Esquire reports: President* Trump’s first State of the Union laid bare a government in delusion.

It was the most elaborate of charades, the most sophisticated of masquerades, that played itself out in the chamber of the House of Representatives on Tuesday night. The amount of pretense required to keep all sensible people—which is to say, any person who was not a Republican—in their chairs must have been heroic.

 

All involved had to pretend that Donald Trump makes sense as a president, that his administration makes sense as a government, and that his first State of the Union address made sense as either a description of national policy, or as a rhetorical summons to national unity. All involved had to pretend that his thoughts were coherent, that his words made sense, and that the complete and universal collapse of civic responsibility that propelled him onto the podium was not the most singularly destructive event in the history of American democracy since the Civil War.

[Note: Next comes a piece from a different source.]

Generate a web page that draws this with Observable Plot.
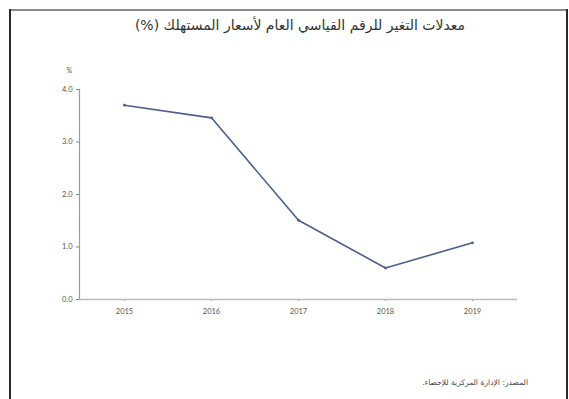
<!DOCTYPE html>
<html>
<head>
<meta charset="utf-8">
<script src="https://cdn.jsdelivr.net/npm/d3@7"></script>
<script src="https://cdn.jsdelivr.net/npm/@observablehq/plot@0.6"></script>
<style>
  body { margin: 0; background: #fff; }
  #wrap { position: relative; width: 569px; height: 399px; overflow: hidden; background: #fff; }
  #wrap svg { position: absolute; left: 0; top: 0; }
  .frame-top { position: absolute; left: 10px; top: 9px; width: 558px; height: 2px; background: #8a8a8a; }
  .frame-left { position: absolute; left: 9px; top: 9px; width: 2px; height: 400px; background: #2a2a2a; }
  .frame-right { position: absolute; left: 566px; top: 9px; width: 2px; height: 400px; background: #2a2a2a; }
  .title { position: absolute; left: 0; width: 600px; top: 17px; text-align: center; font-family: "DejaVu Sans", sans-serif; font-size: 14px; color: #333; direction: rtl; }
  .source { position: absolute; right: 41px; top: 378px; font-family: "DejaVu Sans", sans-serif; font-size: 7.6px; color: #444; direction: rtl; }
</style>
</head>
<body>
<div id="wrap">
  <div class="frame-top"></div>
  <div class="frame-left"></div>
  <div class="frame-right"></div>
  <div class="title">معدلات التغير للرقم القياسي العام لأسعار المستهلك (%)</div>
  <div class="source">المصدر: الإدارة المركزية للإحصاء.</div>
</div>
<script>
const years = ["2015", "2016", "2017", "2018", "2019"];
const values = [3.7, 3.46, 1.51, 0.6, 1.08];
const yTicks = [0, 1, 2, 3, 4];
const unitLabel = "%";

const data = years.map((y, i) => ({year: y, value: values[i]}));

const chart = Plot.plot({
  width: 569,
  height: 399,
  marginLeft: 79,
  marginRight: 52,
  marginTop: 89,
  marginBottom: 100,
  style: {fontFamily: "Lato, sans-serif", fontSize: "7.5px", color: "#555", background: "transparent", overflow: "visible"},
  x: {type: "point", domain: years, padding: 0.5},
  y: {domain: [0, 4]},
  marks: [
    Plot.axisY({ticks: yTicks, tickFormat: d3.format(".1f"), tickSize: 3, tickPadding: 4, label: null, stroke: "#888"}),
    Plot.axisX({tickSize: 2, tickPadding: 7, label: null, stroke: "#888"}),
    Plot.frame({anchor: "left", stroke: "#999", strokeWidth: 1.2}),
    Plot.ruleY([0], {stroke: "#bbb", strokeWidth: 1.5}),
    Plot.text([unitLabel], {frameAnchor: "top-left", dx: -13, dy: -21, text: d => d, fontSize: 7, fill: "#555"}),
    Plot.line(data, {x: "year", y: "value", stroke: "#4b5e8c", strokeWidth: 1.6}),
    Plot.dot(data, {x: "year", y: "value", r: 1.4, fill: "#4b5e8c"})
  ]
});
document.getElementById("wrap").insertBefore(chart, document.getElementById("wrap").firstChild);
</script>
</body>
</html>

Everyone had to pretend that a freak show was Shakespeare, and that a rumbling, stumbling geek was Lincoln, and that the whole tableau unfolding before the Congress was somehow made noble despite the obvious fact that the whole event was an endless procession of lies and half-truths, and that the only truly remarkable thing about the speech was that it was such a perfectly round and complete crock of shit.

 

Continue reading …
I Watched a Ghoulish Masquerade in Washington

 


 

What fantasy was that of which he spoke
concerning all the greatness he has wrought
in only one short year…a cruel joke
or machinations Machiavelli taught?
Because he read the teleprompter well
and mostly stuck to script his lackey writ,
that means he’s acting presidential? Hell
will freeze to solid ice before he’s fit
to lead a nation born of great ideals.
Someday let’s hope he knows how losing feels.